Early on in my graduate studies I came across a passage in a book on sin that has always stuck with me. It is profound and challenging. But we must maintain clarity here. What happens when we fail to talk rightly about sin and grace? In short, we trivialize the Cross. In his excellent book, Not the Way It’s Supposed to Be, Cornelius Plantinga highlights the value and necessity of accurately speaking of sin and grace:
To speak of sin by itself, to speak of it apart from the realities of creation and grace, is to forget the resolve of God. God wants shalom and will pay any price to get it back. Human sin is stubborn, but not as stubborn as the grace of God and not half so persistent, not half so ready to suffer to win its way.

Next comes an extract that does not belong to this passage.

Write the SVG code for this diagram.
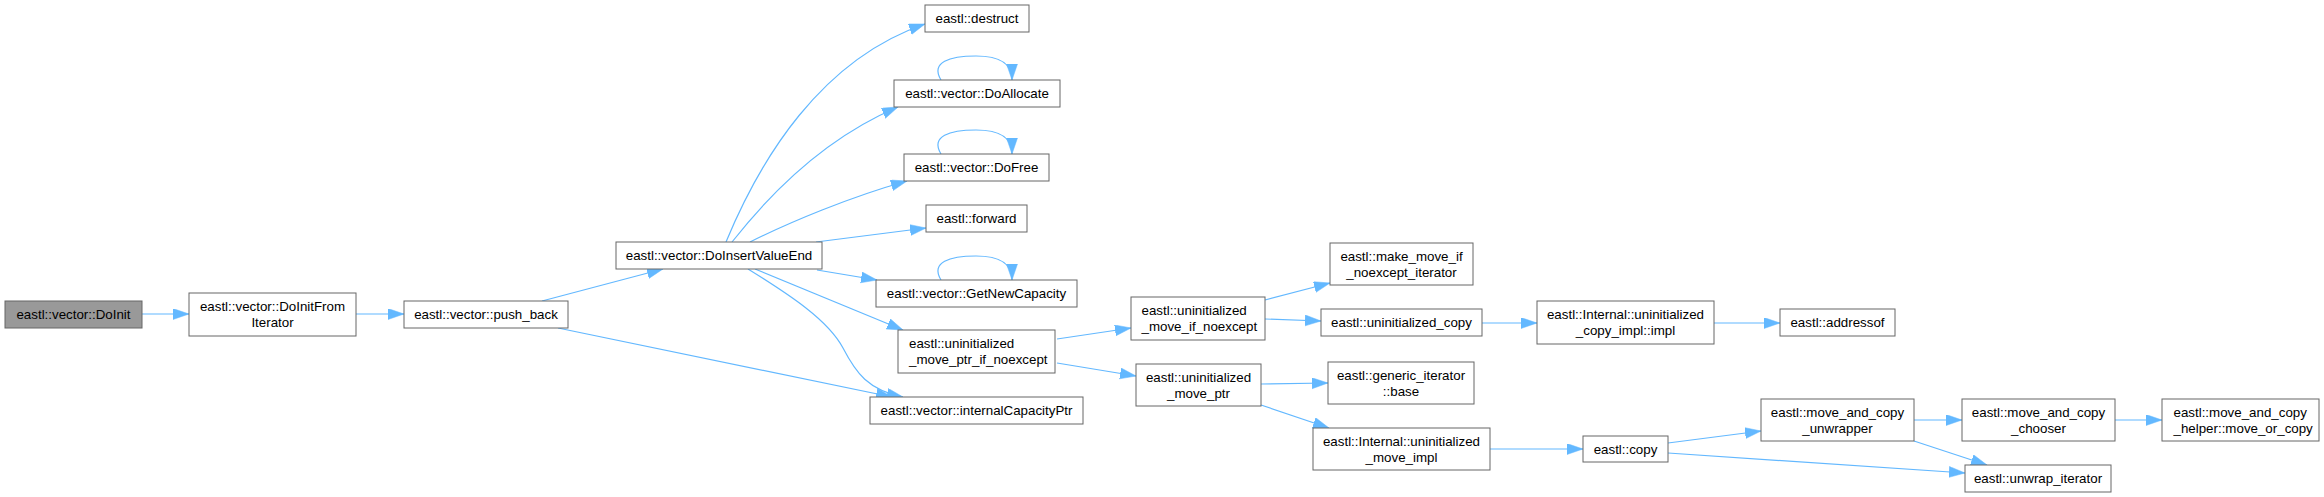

Moreover, to speak of sin by itself is to misunderstand its nature: sin is only a parasite, a vandal, a spoiler. Sinful life is a partly depressing, partly ludicrous caricature of genuine human life. To concentrate on our rebellion, defection, and folly—to say to the world “I have some bad news and I have some bad news” –is to forget that the center of the Christian religion is not our sin but our Savior. To speak of sin without grace is to minimize the resurrection of Jesus Christ, the fruit of the Spirit, and the hope of shalom.

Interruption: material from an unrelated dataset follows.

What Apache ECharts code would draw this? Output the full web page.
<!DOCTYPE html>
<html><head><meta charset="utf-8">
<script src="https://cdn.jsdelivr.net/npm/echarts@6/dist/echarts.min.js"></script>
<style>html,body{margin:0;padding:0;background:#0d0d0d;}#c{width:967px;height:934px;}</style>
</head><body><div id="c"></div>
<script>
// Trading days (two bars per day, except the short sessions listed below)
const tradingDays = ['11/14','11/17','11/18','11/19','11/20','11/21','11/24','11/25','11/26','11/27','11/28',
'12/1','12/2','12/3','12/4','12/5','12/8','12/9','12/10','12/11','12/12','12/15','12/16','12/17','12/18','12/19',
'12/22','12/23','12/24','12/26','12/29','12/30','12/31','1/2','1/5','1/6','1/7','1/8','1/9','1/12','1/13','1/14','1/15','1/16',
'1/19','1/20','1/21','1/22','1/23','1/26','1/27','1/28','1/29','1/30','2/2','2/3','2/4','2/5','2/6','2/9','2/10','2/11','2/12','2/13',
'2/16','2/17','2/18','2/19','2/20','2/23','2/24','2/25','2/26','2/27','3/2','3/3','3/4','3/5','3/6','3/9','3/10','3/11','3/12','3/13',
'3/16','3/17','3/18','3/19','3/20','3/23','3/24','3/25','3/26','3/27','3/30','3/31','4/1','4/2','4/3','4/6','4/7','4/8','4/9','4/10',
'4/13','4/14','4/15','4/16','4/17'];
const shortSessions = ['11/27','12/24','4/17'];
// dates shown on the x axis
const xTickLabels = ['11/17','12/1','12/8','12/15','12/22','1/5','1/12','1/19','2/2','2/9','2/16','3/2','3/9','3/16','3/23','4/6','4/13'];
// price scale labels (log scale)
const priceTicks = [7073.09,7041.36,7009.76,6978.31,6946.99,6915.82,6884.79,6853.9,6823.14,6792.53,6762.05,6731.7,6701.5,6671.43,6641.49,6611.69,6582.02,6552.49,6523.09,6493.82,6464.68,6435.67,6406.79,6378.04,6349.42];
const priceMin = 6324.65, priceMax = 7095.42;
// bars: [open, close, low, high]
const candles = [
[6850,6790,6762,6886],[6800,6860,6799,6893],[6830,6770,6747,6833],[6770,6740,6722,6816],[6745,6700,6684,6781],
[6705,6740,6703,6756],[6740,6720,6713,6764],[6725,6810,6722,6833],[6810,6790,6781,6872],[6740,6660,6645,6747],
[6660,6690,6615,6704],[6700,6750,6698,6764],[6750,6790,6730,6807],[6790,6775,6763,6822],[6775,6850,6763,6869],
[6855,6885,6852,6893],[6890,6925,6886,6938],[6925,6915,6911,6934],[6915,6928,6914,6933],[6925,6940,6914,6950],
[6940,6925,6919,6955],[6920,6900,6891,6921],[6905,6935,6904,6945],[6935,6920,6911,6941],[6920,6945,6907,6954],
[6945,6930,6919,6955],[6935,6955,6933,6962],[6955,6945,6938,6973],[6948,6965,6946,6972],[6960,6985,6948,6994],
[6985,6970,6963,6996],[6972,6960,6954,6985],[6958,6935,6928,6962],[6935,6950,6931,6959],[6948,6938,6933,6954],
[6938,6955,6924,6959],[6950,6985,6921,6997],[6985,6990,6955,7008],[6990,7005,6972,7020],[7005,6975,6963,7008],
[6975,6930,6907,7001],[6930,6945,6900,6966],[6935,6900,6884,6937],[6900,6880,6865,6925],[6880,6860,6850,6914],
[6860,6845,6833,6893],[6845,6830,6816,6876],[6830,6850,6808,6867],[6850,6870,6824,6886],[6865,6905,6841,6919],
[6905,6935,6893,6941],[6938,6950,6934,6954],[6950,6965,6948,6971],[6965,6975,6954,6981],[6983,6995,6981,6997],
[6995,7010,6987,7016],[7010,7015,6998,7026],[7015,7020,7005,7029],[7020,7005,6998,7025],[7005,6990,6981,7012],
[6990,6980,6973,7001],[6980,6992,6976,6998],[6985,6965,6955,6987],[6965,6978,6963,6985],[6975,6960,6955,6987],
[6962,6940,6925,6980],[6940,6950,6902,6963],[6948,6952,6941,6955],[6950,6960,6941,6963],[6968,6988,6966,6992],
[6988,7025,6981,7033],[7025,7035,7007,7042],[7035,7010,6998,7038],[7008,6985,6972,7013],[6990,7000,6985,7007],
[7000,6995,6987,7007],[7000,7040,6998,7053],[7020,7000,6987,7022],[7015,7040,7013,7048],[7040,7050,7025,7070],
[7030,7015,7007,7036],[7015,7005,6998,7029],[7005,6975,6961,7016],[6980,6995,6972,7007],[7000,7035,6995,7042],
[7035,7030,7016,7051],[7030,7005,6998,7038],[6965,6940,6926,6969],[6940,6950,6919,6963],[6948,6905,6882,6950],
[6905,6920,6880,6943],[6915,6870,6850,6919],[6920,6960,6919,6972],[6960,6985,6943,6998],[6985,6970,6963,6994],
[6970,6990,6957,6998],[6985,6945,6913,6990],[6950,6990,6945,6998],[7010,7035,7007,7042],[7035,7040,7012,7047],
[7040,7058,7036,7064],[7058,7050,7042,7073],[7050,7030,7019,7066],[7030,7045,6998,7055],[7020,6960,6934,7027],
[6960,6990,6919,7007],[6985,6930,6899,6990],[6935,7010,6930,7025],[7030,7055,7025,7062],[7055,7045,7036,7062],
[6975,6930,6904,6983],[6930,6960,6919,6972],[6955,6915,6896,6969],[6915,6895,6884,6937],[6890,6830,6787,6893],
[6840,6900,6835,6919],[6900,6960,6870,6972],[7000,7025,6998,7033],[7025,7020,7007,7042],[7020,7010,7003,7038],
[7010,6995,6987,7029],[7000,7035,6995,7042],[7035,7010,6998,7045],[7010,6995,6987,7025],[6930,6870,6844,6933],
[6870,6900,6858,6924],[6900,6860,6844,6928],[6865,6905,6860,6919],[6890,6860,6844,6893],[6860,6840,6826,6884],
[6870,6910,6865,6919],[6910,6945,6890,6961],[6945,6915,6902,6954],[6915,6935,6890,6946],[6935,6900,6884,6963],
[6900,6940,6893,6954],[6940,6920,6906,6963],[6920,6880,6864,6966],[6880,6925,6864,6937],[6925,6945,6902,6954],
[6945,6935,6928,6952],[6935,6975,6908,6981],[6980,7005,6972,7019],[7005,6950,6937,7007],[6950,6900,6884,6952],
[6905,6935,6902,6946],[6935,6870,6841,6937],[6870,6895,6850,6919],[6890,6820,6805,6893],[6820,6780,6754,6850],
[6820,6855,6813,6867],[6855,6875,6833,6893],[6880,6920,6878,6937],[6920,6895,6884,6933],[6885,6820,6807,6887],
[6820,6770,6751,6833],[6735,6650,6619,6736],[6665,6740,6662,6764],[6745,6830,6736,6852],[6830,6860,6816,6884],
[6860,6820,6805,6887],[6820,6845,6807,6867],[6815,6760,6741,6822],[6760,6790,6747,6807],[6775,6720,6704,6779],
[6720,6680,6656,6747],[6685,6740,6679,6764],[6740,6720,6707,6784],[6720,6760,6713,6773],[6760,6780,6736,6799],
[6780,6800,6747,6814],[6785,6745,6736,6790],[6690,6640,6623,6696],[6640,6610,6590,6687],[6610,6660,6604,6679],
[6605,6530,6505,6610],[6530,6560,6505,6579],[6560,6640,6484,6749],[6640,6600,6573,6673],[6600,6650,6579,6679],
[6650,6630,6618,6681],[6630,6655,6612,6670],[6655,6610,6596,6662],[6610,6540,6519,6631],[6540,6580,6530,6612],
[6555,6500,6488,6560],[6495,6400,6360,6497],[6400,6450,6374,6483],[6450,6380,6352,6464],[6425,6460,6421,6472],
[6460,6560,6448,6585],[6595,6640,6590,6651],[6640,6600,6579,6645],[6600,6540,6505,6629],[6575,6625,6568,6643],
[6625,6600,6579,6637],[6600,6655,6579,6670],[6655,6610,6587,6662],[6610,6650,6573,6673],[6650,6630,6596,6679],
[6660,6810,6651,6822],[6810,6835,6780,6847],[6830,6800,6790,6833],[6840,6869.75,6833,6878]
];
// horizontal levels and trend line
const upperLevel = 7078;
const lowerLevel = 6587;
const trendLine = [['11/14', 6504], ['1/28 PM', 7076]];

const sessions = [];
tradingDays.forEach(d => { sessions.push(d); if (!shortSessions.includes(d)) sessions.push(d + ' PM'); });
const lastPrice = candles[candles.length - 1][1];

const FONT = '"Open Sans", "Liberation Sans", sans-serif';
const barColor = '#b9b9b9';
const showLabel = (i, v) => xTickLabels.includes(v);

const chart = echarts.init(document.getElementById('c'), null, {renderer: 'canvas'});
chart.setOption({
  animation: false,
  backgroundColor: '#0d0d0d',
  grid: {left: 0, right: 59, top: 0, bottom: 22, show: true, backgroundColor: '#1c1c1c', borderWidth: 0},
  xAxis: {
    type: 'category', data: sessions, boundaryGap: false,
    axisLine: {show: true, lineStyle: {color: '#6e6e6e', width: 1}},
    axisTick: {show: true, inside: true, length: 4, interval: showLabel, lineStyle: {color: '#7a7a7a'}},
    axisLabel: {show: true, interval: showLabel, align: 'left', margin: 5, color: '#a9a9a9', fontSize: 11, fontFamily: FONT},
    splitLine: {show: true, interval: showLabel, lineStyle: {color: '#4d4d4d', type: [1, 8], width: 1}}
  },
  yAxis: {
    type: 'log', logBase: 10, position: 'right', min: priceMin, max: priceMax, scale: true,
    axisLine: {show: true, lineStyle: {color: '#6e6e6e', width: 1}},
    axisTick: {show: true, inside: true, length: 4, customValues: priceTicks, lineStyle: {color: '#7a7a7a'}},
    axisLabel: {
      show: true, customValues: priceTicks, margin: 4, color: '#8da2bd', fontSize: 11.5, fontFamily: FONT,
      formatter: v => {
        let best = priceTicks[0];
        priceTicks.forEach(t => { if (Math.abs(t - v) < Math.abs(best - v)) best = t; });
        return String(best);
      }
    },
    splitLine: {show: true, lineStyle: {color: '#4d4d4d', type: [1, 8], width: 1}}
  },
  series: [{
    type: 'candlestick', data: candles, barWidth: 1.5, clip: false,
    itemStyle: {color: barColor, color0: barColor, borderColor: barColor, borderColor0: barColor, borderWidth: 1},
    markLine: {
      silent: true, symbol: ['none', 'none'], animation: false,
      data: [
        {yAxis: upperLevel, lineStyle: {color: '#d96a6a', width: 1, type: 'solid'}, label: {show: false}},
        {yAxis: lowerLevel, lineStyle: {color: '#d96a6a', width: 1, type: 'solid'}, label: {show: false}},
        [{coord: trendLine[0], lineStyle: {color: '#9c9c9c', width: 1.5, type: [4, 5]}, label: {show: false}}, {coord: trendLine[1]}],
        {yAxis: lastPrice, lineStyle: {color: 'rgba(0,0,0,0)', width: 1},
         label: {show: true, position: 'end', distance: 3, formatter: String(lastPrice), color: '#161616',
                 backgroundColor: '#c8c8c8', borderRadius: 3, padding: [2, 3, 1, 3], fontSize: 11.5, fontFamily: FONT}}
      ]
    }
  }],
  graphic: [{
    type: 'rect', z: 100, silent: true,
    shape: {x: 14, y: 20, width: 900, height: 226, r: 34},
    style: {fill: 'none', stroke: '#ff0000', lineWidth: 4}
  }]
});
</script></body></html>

But to speak of grace without sin is surely no better. To do this is to trivialize the cross of Jesus Christ, to skate past all the struggling by good people down the ages to forgive, accept, and rehabilitate sinners, including themselves, and therefore to cheapen the grace of God that always comes to us with blood on it. What had we thought the ripping and writhing on Golgotha were all about? To speak of grace without looking squarely at these realities, without painfully honest acknowledgment of our own sin and its effects, is to shrink grace to a mere embellishment of the music of creation, to shrink it down to a mere grace note. In short, for the Christian church (even in its recently popular seeker services) to ignore, euphemize, or otherwise mute the lethal reality of sin is to cut the nerve of the gospel. For the sober truth is that without full disclosure on sin, the gospel of grace becomes impertinent, unnecessary, and finally uninteresting.